▸ TASK BRIEF
Below is a listing; write it out exactly and drop any images from it.

▸ PROVIDED DATA
· · ·
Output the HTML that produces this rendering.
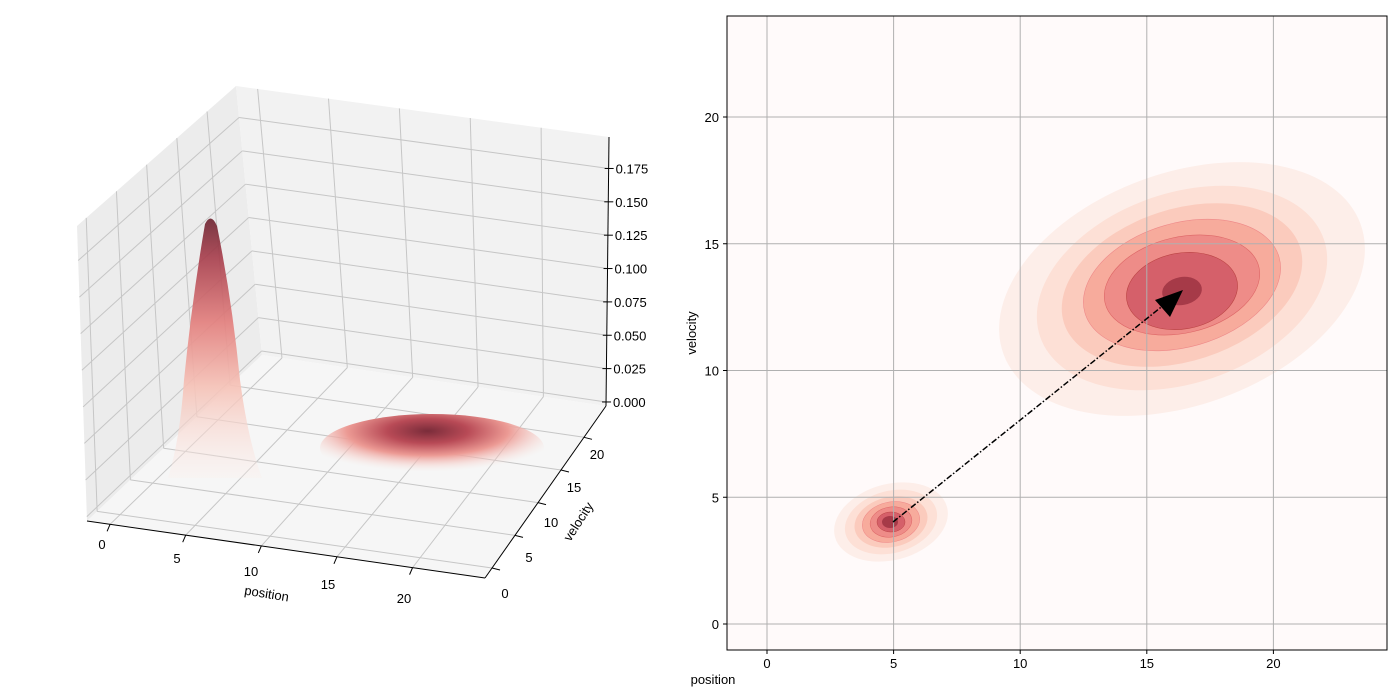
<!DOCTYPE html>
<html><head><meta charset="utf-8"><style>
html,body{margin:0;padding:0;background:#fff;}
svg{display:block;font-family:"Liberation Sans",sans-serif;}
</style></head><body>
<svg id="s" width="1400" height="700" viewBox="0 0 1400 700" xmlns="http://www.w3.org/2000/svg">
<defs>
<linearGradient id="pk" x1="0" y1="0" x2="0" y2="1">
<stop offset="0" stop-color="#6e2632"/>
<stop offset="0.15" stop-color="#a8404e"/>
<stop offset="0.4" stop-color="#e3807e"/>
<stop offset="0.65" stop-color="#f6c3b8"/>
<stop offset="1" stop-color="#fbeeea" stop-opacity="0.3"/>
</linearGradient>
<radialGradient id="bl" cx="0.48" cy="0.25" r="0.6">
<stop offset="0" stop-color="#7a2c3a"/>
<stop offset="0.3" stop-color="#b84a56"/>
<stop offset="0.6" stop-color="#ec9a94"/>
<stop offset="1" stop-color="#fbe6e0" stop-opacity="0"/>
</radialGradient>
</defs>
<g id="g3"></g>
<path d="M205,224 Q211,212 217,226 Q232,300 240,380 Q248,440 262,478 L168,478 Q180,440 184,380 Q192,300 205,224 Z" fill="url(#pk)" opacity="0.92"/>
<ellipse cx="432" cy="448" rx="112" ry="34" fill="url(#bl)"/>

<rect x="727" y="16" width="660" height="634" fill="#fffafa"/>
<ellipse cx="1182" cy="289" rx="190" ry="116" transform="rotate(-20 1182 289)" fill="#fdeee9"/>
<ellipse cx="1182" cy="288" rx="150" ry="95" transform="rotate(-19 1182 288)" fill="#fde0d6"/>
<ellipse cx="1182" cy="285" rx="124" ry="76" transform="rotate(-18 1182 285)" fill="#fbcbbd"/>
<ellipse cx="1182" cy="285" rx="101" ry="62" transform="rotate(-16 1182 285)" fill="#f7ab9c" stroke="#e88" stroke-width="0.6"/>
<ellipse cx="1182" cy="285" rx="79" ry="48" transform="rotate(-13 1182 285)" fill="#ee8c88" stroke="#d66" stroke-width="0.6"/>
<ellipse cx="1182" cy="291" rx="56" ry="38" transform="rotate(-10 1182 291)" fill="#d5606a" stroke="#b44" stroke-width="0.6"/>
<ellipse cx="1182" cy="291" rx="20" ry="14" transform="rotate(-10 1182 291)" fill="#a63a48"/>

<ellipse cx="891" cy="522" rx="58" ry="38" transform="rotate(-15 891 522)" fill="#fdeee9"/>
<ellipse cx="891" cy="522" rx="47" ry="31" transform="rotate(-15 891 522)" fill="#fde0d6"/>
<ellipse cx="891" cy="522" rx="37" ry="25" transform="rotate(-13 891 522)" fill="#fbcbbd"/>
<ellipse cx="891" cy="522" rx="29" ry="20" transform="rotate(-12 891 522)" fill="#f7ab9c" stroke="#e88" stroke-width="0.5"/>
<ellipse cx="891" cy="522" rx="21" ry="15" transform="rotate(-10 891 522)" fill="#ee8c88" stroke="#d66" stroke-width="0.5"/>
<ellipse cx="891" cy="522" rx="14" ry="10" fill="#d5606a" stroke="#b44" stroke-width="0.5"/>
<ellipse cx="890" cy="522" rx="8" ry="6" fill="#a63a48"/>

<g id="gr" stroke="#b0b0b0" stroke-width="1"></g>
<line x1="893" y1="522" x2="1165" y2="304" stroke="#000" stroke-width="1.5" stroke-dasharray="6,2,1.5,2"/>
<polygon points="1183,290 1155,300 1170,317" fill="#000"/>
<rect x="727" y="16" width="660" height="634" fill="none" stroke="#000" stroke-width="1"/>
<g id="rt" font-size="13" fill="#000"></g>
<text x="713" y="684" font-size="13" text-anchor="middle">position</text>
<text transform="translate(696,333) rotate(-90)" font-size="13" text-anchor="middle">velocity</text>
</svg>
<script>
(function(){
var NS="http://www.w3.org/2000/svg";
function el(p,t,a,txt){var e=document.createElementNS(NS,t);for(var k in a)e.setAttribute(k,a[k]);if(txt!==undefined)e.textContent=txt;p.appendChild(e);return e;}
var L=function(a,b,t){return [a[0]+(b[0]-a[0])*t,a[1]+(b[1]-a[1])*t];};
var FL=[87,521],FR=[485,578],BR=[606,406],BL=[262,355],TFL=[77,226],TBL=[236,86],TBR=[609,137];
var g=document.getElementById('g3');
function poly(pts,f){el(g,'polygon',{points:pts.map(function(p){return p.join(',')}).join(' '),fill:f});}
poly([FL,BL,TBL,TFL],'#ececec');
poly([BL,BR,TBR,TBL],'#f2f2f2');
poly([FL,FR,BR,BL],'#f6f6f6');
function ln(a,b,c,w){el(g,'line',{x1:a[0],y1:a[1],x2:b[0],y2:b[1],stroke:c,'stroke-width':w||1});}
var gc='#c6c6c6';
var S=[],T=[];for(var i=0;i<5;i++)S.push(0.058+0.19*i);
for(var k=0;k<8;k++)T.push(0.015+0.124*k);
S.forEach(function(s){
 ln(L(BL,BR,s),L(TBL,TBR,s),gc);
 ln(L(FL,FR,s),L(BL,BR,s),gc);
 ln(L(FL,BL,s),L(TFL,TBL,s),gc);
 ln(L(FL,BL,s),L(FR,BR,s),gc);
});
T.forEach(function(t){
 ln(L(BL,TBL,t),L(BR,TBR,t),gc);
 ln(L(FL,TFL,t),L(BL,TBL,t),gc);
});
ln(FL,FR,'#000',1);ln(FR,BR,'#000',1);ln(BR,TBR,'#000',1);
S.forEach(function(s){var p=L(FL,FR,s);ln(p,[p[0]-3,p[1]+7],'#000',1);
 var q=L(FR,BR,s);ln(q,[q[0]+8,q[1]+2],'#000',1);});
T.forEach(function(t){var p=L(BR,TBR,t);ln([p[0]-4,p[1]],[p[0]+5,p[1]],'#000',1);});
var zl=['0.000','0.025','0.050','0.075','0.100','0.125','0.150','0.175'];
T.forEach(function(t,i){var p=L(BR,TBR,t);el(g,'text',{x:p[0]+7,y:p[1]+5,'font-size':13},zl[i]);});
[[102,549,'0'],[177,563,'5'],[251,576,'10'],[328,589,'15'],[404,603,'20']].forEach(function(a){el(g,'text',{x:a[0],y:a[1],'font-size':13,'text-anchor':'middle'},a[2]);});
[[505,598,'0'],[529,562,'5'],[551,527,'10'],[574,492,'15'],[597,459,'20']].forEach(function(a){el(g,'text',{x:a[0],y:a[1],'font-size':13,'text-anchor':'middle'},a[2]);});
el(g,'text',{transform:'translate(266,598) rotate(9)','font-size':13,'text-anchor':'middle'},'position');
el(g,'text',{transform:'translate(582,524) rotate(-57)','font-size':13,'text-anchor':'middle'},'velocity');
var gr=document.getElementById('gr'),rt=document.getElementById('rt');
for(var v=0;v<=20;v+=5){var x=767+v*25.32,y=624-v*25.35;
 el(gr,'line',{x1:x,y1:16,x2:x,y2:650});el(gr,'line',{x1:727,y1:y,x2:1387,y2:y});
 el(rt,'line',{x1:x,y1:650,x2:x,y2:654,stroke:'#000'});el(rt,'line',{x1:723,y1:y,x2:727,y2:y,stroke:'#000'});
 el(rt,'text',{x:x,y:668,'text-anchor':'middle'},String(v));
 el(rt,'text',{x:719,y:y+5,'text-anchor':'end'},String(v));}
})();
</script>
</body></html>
· · ·
▸ TASK ANSWER
Output the HTML that produces this rendering.
<!DOCTYPE html>
<html><head><meta charset="utf-8"><style>
html,body{margin:0;padding:0;background:#fff;}
svg{display:block;font-family:"Liberation Sans",sans-serif;}
</style></head><body>
<svg id="s" width="1400" height="700" viewBox="0 0 1400 700" xmlns="http://www.w3.org/2000/svg">
<defs>
<linearGradient id="pk" x1="0" y1="0" x2="0" y2="1">
<stop offset="0" stop-color="#6e2632"/>
<stop offset="0.15" stop-color="#a8404e"/>
<stop offset="0.4" stop-color="#e3807e"/>
<stop offset="0.65" stop-color="#f6c3b8"/>
<stop offset="1" stop-color="#fbeeea" stop-opacity="0.3"/>
</linearGradient>
<radialGradient id="bl" cx="0.48" cy="0.25" r="0.6">
<stop offset="0" stop-color="#7a2c3a"/>
<stop offset="0.3" stop-color="#b84a56"/>
<stop offset="0.6" stop-color="#ec9a94"/>
<stop offset="1" stop-color="#fbe6e0" stop-opacity="0"/>
</radialGradient>
</defs>
<g id="g3"></g>
<path d="M205,224 Q211,212 217,226 Q232,300 240,380 Q248,440 262,478 L168,478 Q180,440 184,380 Q192,300 205,224 Z" fill="url(#pk)" opacity="0.92"/>
<ellipse cx="432" cy="448" rx="112" ry="34" fill="url(#bl)"/>

<rect x="727" y="16" width="660" height="634" fill="#fffafa"/>
<ellipse cx="1182" cy="289" rx="190" ry="116" transform="rotate(-20 1182 289)" fill="#fdeee9"/>
<ellipse cx="1182" cy="288" rx="150" ry="95" transform="rotate(-19 1182 288)" fill="#fde0d6"/>
<ellipse cx="1182" cy="285" rx="124" ry="76" transform="rotate(-18 1182 285)" fill="#fbcbbd"/>
<ellipse cx="1182" cy="285" rx="101" ry="62" transform="rotate(-16 1182 285)" fill="#f7ab9c" stroke="#e88" stroke-width="0.6"/>
<ellipse cx="1182" cy="285" rx="79" ry="48" transform="rotate(-13 1182 285)" fill="#ee8c88" stroke="#d66" stroke-width="0.6"/>
<ellipse cx="1182" cy="291" rx="56" ry="38" transform="rotate(-10 1182 291)" fill="#d5606a" stroke="#b44" stroke-width="0.6"/>
<ellipse cx="1182" cy="291" rx="20" ry="14" transform="rotate(-10 1182 291)" fill="#a63a48"/>

<ellipse cx="891" cy="522" rx="58" ry="38" transform="rotate(-15 891 522)" fill="#fdeee9"/>
<ellipse cx="891" cy="522" rx="47" ry="31" transform="rotate(-15 891 522)" fill="#fde0d6"/>
<ellipse cx="891" cy="522" rx="37" ry="25" transform="rotate(-13 891 522)" fill="#fbcbbd"/>
<ellipse cx="891" cy="522" rx="29" ry="20" transform="rotate(-12 891 522)" fill="#f7ab9c" stroke="#e88" stroke-width="0.5"/>
<ellipse cx="891" cy="522" rx="21" ry="15" transform="rotate(-10 891 522)" fill="#ee8c88" stroke="#d66" stroke-width="0.5"/>
<ellipse cx="891" cy="522" rx="14" ry="10" fill="#d5606a" stroke="#b44" stroke-width="0.5"/>
<ellipse cx="890" cy="522" rx="8" ry="6" fill="#a63a48"/>

<g id="gr" stroke="#b0b0b0" stroke-width="1"></g>
<line x1="893" y1="522" x2="1165" y2="304" stroke="#000" stroke-width="1.5" stroke-dasharray="6,2,1.5,2"/>
<polygon points="1183,290 1155,300 1170,317" fill="#000"/>
<rect x="727" y="16" width="660" height="634" fill="none" stroke="#000" stroke-width="1"/>
<g id="rt" font-size="13" fill="#000"></g>
<text x="713" y="684" font-size="13" text-anchor="middle">position</text>
<text transform="translate(696,333) rotate(-90)" font-size="13" text-anchor="middle">velocity</text>
</svg>
<script>
(function(){
var NS="http://www.w3.org/2000/svg";
function el(p,t,a,txt){var e=document.createElementNS(NS,t);for(var k in a)e.setAttribute(k,a[k]);if(txt!==undefined)e.textContent=txt;p.appendChild(e);return e;}
var L=function(a,b,t){return [a[0]+(b[0]-a[0])*t,a[1]+(b[1]-a[1])*t];};
var FL=[87,521],FR=[485,578],BR=[606,406],BL=[262,355],TFL=[77,226],TBL=[236,86],TBR=[609,137];
var g=document.getElementById('g3');
function poly(pts,f){el(g,'polygon',{points:pts.map(function(p){return p.join(',')}).join(' '),fill:f});}
poly([FL,BL,TBL,TFL],'#ececec');
poly([BL,BR,TBR,TBL],'#f2f2f2');
poly([FL,FR,BR,BL],'#f6f6f6');
function ln(a,b,c,w){el(g,'line',{x1:a[0],y1:a[1],x2:b[0],y2:b[1],stroke:c,'stroke-width':w||1});}
var gc='#c6c6c6';
var S=[],T=[];for(var i=0;i<5;i++)S.push(0.058+0.19*i);
for(var k=0;k<8;k++)T.push(0.015+0.124*k);
S.forEach(function(s){
 ln(L(BL,BR,s),L(TBL,TBR,s),gc);
 ln(L(FL,FR,s),L(BL,BR,s),gc);
 ln(L(FL,BL,s),L(TFL,TBL,s),gc);
 ln(L(FL,BL,s),L(FR,BR,s),gc);
});
T.forEach(function(t){
 ln(L(BL,TBL,t),L(BR,TBR,t),gc);
 ln(L(FL,TFL,t),L(BL,TBL,t),gc);
});
ln(FL,FR,'#000',1);ln(FR,BR,'#000',1);ln(BR,TBR,'#000',1);
S.forEach(function(s){var p=L(FL,FR,s);ln(p,[p[0]-3,p[1]+7],'#000',1);
 var q=L(FR,BR,s);ln(q,[q[0]+8,q[1]+2],'#000',1);});
T.forEach(function(t){var p=L(BR,TBR,t);ln([p[0]-4,p[1]],[p[0]+5,p[1]],'#000',1);});
var zl=['0.000','0.025','0.050','0.075','0.100','0.125','0.150','0.175'];
T.forEach(function(t,i){var p=L(BR,TBR,t);el(g,'text',{x:p[0]+7,y:p[1]+5,'font-size':13},zl[i]);});
[[102,549,'0'],[177,563,'5'],[251,576,'10'],[328,589,'15'],[404,603,'20']].forEach(function(a){el(g,'text',{x:a[0],y:a[1],'font-size':13,'text-anchor':'middle'},a[2]);});
[[505,598,'0'],[529,562,'5'],[551,527,'10'],[574,492,'15'],[597,459,'20']].forEach(function(a){el(g,'text',{x:a[0],y:a[1],'font-size':13,'text-anchor':'middle'},a[2]);});
el(g,'text',{transform:'translate(266,598) rotate(9)','font-size':13,'text-anchor':'middle'},'position');
el(g,'text',{transform:'translate(582,524) rotate(-57)','font-size':13,'text-anchor':'middle'},'velocity');
var gr=document.getElementById('gr'),rt=document.getElementById('rt');
for(var v=0;v<=20;v+=5){var x=767+v*25.32,y=624-v*25.35;
 el(gr,'line',{x1:x,y1:16,x2:x,y2:650});el(gr,'line',{x1:727,y1:y,x2:1387,y2:y});
 el(rt,'line',{x1:x,y1:650,x2:x,y2:654,stroke:'#000'});el(rt,'line',{x1:723,y1:y,x2:727,y2:y,stroke:'#000'});
 el(rt,'text',{x:x,y:668,'text-anchor':'middle'},String(v));
 el(rt,'text',{x:719,y:y+5,'text-anchor':'end'},String(v));}
})();
</script>
</body></html>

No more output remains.